In another Miltz, “Invalid Comparisons,” (2014) a nude woman stands holding a broken Barbie doll in front of her. The doll is the same scale as the actual woman. Barbie’s head rests on the ground. We can see how the real woman’s shoulders are wider, feet bigger, waist thicker. Unlike the doll, the woman stands solidly on her own two feet. How was the doll broken? Barbie’s face is pristine, free of the stain of makeup a girl might apply to her doll, and the hair looks like it has not been lovingly overcombed. This is the kind of damage a girl’s brother might do, not the girl herself. Devon Lawrence, another local artist, has several watercolor paintings, such as “Embrace of Empathy,” that feature the same models as Miltz, as they often are at the same model sessions.
As in general art history, most of the show is female nudes, but there are some males. Chris Corson’s pit fired ceramic sculptures are of men, bald and middle aged. One of the most striking pieces in the show, “Plinth” is of this nude male seated cross-legged, bent forward with his forehead bowing to the ground.
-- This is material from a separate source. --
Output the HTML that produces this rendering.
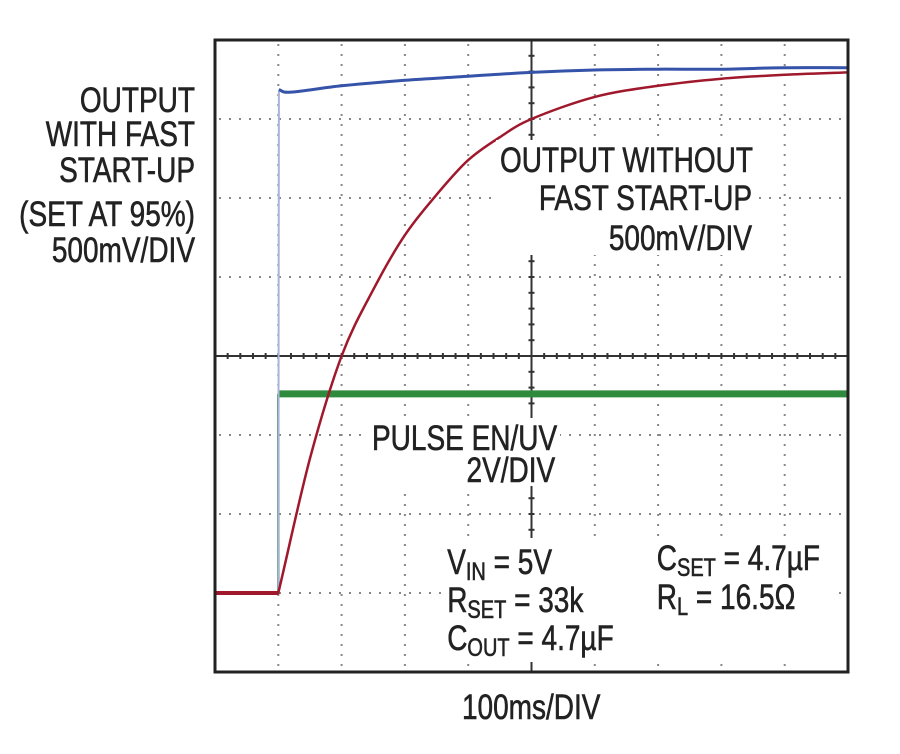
<!DOCTYPE html>
<html><head><meta charset="utf-8"><style>
html,body{margin:0;padding:0;background:#fff;}
svg{display:block;}
text{font-family:"Liberation Sans",sans-serif;font-size:35px;fill:#222;stroke:#222;stroke-width:0.6px;}
</style></head><body>
<svg id="chart" width="900" height="754" viewBox="0 0 900 754" xmlns="http://www.w3.org/2000/svg">
<g id="grid"></g>
<g id="traces"></g>
<rect x="215" y="40" width="633" height="632" fill="none" stroke="#222" stroke-width="3"/>
<g fill="#fff">
<rect x="496" y="140" width="262" height="115"/>
<rect x="368" y="418" width="192" height="68"/>
<rect x="442" y="538" width="392" height="124"/>
</g>
<g id="labels" transform="scale(0.8,1)">
<text x="243.75" y="112" text-anchor="end">OUTPUT</text>
<text x="243.75" y="146" text-anchor="end">WITH FAST</text>
<text x="243.75" y="182" text-anchor="end">START-UP</text>
<text x="243.75" y="226" text-anchor="end">(SET AT 95%)</text>
<text x="243.75" y="262" text-anchor="end">500mV/DIV</text>
<text x="625" y="172">OUTPUT WITHOUT</text>
<text x="940" y="210" text-anchor="end">FAST START-UP</text>
<text x="940" y="250" text-anchor="end">500mV/DIV</text>
<text x="465" y="450">PULSE EN/UV</text>
<text x="694" y="482" text-anchor="end">2V/DIV</text>
<text x="559" y="574">V<tspan font-size="25" dy="6">IN</tspan><tspan dy="-6"> = 5V</tspan></text>
<text x="559" y="612">R<tspan font-size="25" dy="6">SET</tspan><tspan dy="-6"> = 33k</tspan></text>
<text x="559" y="650">C<tspan font-size="25" dy="6">OUT</tspan><tspan dy="-6"> = 4.7µF</tspan></text>
<text x="821" y="570">C<tspan font-size="25" dy="6">SET</tspan><tspan dy="-6"> = 4.7µF</tspan></text>
<text x="821" y="609">R<tspan font-size="25" dy="6">L</tspan><tspan dy="-6"> = 16.5Ω</tspan></text>
<text x="664" y="719" text-anchor="middle">100ms/DIV</text>
</g>
</svg>
<script>
// time in divisions, values in divisions relative to center line (+ up)
const redT = [0, 1, 1.5, 2, 2.5, 3, 3.5, 4, 4.5, 5, 6, 7, 8, 9, 10];
const redV = [-3.0, -3.0, -1.3, 0, 0.84, 1.53, 2.04, 2.48, 2.77, 3.0, 3.28, 3.42, 3.51, 3.56, 3.59];
const blueT = [1, 1.01, 1.2, 2, 3, 4, 5, 6, 7, 8, 9, 10];
const blueV = [-3.0, 3.37, 3.34, 3.42, 3.49, 3.54, 3.59, 3.62, 3.63, 3.63, 3.65, 3.65];
const greenT = [0, 1, 1.0, 10];
const greenV = [-3.0, -3.0, -0.48, -0.48];
const X0 = 215, DX = 63.3, YC = 356, DY = 79;
function xs(t){ return X0 + t*DX; }
function ys(v){ return YC - v*DY; }
const NS = "http://www.w3.org/2000/svg";
const grid = document.getElementById('grid');
const traces = document.getElementById('traces');
function line(parent, x1,y1,x2,y2,stroke,w,dash){
  const l = document.createElementNS(NS,'line');
  l.setAttribute('x1',x1);l.setAttribute('y1',y1);l.setAttribute('x2',x2);l.setAttribute('y2',y2);
  l.setAttribute('stroke',stroke);l.setAttribute('stroke-width',w);
  if(dash) l.setAttribute('stroke-dasharray',dash);
  parent.appendChild(l); return l;
}
for(let i=1;i<10;i++){
  if(i===5) continue;
  const l = line(grid, xs(i), 44, xs(i), 668, '#888', 2, '2 8');
  
  
}
for(let j=-3;j<=3;j++){
  if(j===0) continue;
  const l = line(grid, 219, ys(j), 844, ys(j), '#888', 2, '2 8');
  
  
}
const ax1 = line(grid, xs(5), 40, xs(5), 672, '#333', 2);


const ax2 = line(grid, 215, YC, 848, YC, '#333', 2);


for(let k=1;k<50;k++){
  const t = line(grid, xs(k/5), YC-3, xs(k/5), YC+3, '#333', 2);
  
  
}
for(let k=1;k<40;k++){
  const t = line(grid, xs(5)-3, 40+k*DY/5, xs(5)+3, 40+k*DY/5, '#333', 2);
  
  
}
function path(T,V,color,w,name){
  let d='';
  for(let i=0;i<T.length;i++){ d += (i?'L':'M') + xs(T[i]).toFixed(1) + ' ' + ys(V[i]).toFixed(1) + ' '; }
  const p = document.createElementNS(NS,'path');
  p.setAttribute('d',d);p.setAttribute('fill','none');p.setAttribute('stroke',color);
  p.setAttribute('stroke-width',w);p.setAttribute('stroke-linejoin','round');
  
  
  traces.appendChild(p);
}
function smoothPath(T,V,color,w,name,skipFirst){
  const P = T.map((t,i)=>[xs(t),ys(V[i])]);
  const start = skipFirst ? 1 : 0;
  let d='M'+P[0][0]+' '+P[0][1];
  if(skipFirst) d+=' L'+P[1][0]+' '+P[1][1];
  for(let i=start;i<P.length-1;i++){
    const p1=P[i],p2=P[i+1];
    const p0 = i>start ? P[i-1] : [2*p1[0]-p2[0],2*p1[1]-p2[1]];
    const p3 = i+2<P.length ? P[i+2] : [2*p2[0]-p1[0],2*p2[1]-p1[1]];
    const c1=[p1[0]+(p2[0]-p0[0])/6,p1[1]+(p2[1]-p0[1])/6],c2=[p2[0]-(p3[0]-p1[0])/6,p2[1]-(p3[1]-p1[1])/6];
    d+=' C'+c1[0].toFixed(1)+' '+c1[1].toFixed(1)+' '+c2[0].toFixed(1)+' '+c2[1].toFixed(1)+' '+p2[0].toFixed(1)+' '+p2[1].toFixed(1);
  }
  const p = document.createElementNS(NS,'path');
  p.setAttribute('d',d);p.setAttribute('fill','none');p.setAttribute('stroke',color);p.setAttribute('stroke-width',w);
  
  
  traces.appendChild(p);
}
path(greenT.slice(0,3), greenV.slice(0,3), '#2e8b3e', 2.5, 'pulse-en-uv-edge');
path(greenT.slice(2), greenV.slice(2), '#2e8b3e', 7, 'pulse-en-uv-trace');
path(blueT.slice(0,2), blueV.slice(0,2), '#aab4d8', 2, 'fast-output-rise');
smoothPath(blueT.slice(1), blueV.slice(1), '#3553a8', 3, 'output-fast-startup-trace', false);
smoothPath(redT, redV, '#a0182c', 2.5, 'output-without-fast-startup-trace', true);
path(redT.slice(0,2), redV.slice(0,2), '#a0182c', 4, 'output-baseline');
</script>
</body></html>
The pose could be one of meditation or submission. The patina of the pit firing creates imperfect mixtures of white and gray over the figure. On a vase or bowl, such a patina might have a subtle elegance. On nude flesh, it looks visceral and ashen. In an era of contemporary art that often uses the nude figure explicitly for empowerment, Corson may be using the nude for humility.
The “Nude Man in Lobby” by Laura Frazure, who earlier this year had a solo show at the Matney Gallery, is an interesting counterpoint to the Corson sculpture. Frazure’s figure, at a foot tall, is smaller than Corson’s and is made out of a glossy, black modeling compound. The standing pose is relaxed. Frazure elongates the figure slightly in the limbs and abdomen, something she has done frequently in her sculptures.
If nude art reflects ourselves, it is not a literal mirror. Far from the more stereotypical and traditional concept of ideal proportions in Barbie dolls, each artist may arrive at their own personal temperament for the proportions of the figure. There are Rubenesque rotund figures, for example. Giacometti had his elongated figures; much more elongated than Frazure. Agnes Grochulska, a Richmond painter, approaches the form of the figure in a way that might be 1 part Frank Auerbach and 3 parts Egon Schiele. In “Figure study with blue outline 2,” an acrylic painting on exposed Belgian linen, the angular and gestural male nude in profile is part drawn, part painted with a mix of both naturalistic flesh tones and synthetic hot pink, lemon yellow, and cobalt blue. The raw linen serves as both the ground for flesh tones but also the negative space around the figure.
Not all nudes need to be even fully human. In what feels particularly prehistoric, we have the mythical figures in glass by Julia Rogers, a glassblower at the Chrysler Museum. Her “Woodland Fawn,” is a hot sculptured glass figurine one foot tall, with the body of a woman, save for the head and forelegs of a fawn. The work is one-part the technical mastery of sculpting the figure in polychrome with glass, and one part the atavistic mystery of this human-animal hybrid. Compare this figure to the Lowenmensch figurine, a man with the head of a lion carved in ivory, dated to around 35,000 BCE. Karl Jones is another Chrysler glass artist in the show. His two works, “Green Goddess” and “Blue Beauty,” exhibited as a pair, both two-dimensional glass works in monochromatic color schemes. These works, compared to other pieces in the show, are unambiguously idealized female nudes in profile, chin up, hands covering breasts. They also have a photographic quality to them, with very strong modeling of light and shadow.
Janice Hathway also explores the nude as hybrid in works such as “Lady of Sensual Ecstasy.” Here the female nude is part plant. The head is a white and yellow blossom, and the flesh of the rest of the body has taken on the same materiality of the white and dewy petals. Hathway describes this kind of work as transmorgraphy, a kind of surrealist digital collage which obscures how the collage was made, enriching the sense of fantasy.
A more analog kind of surrealism happens in B. Sidney Rouse’s “Inner light,” gelatin silver print, another highlight of the show. A seated female nude, whose head is cropped out of the photo, covered in dry mud spreads her legs to reveal a light inexplicably coming from her crotch. There appears to be both some kind of actual light emanating from the model, but also the print has been scratched down to the white of the paper. The effect is such that the viewer never quite knows exactly how Rouse created his photo, making this headless woman of mud feel magic.
While there clearly are several fantastic and even mythic artworks in the show, the painting that seems as much about a fantastic world as well as the nude itself is Rebecca Shkeyrov’s “Born on Strange Soil.” The painting is a double nude self-portrait, first standing in the center foreground with red eyes, second sitting in the background with her back to the viewer. The place, vaguely like a landscape from the sci-fi animation “Fantastic Planet” is pink and purple with trees the green shade of lichen where they would terrestrially be chlorophyll.
With over a dozen artists in painting, photography, and sculpture, “Nudes: A Contemporary View” shows that the state of the nude is strong and highly varied. It is a big tent for art. The nude, whatever your expectations for it, is an even broader subject than any one person can initially imagine. There is no one way for the artist to work with the nude. It is a sub-genre of figurative art, like seascapes are a sub-genre of landscape art, and yet it is so large and rich that an artist could dedicate an entire career to it should they want to and never exhaust the possibilities. Also, time can warp when we look at nudes. The nudes of Phipps: are they from today or from the Garden of Eden? Are the nudes of Rogers from someone in the stone age who happened to figure out glass? A lack of clothes and a vague background means the figure might be from any place and time. It makes the nudes of art history still vital today and those of today timeless.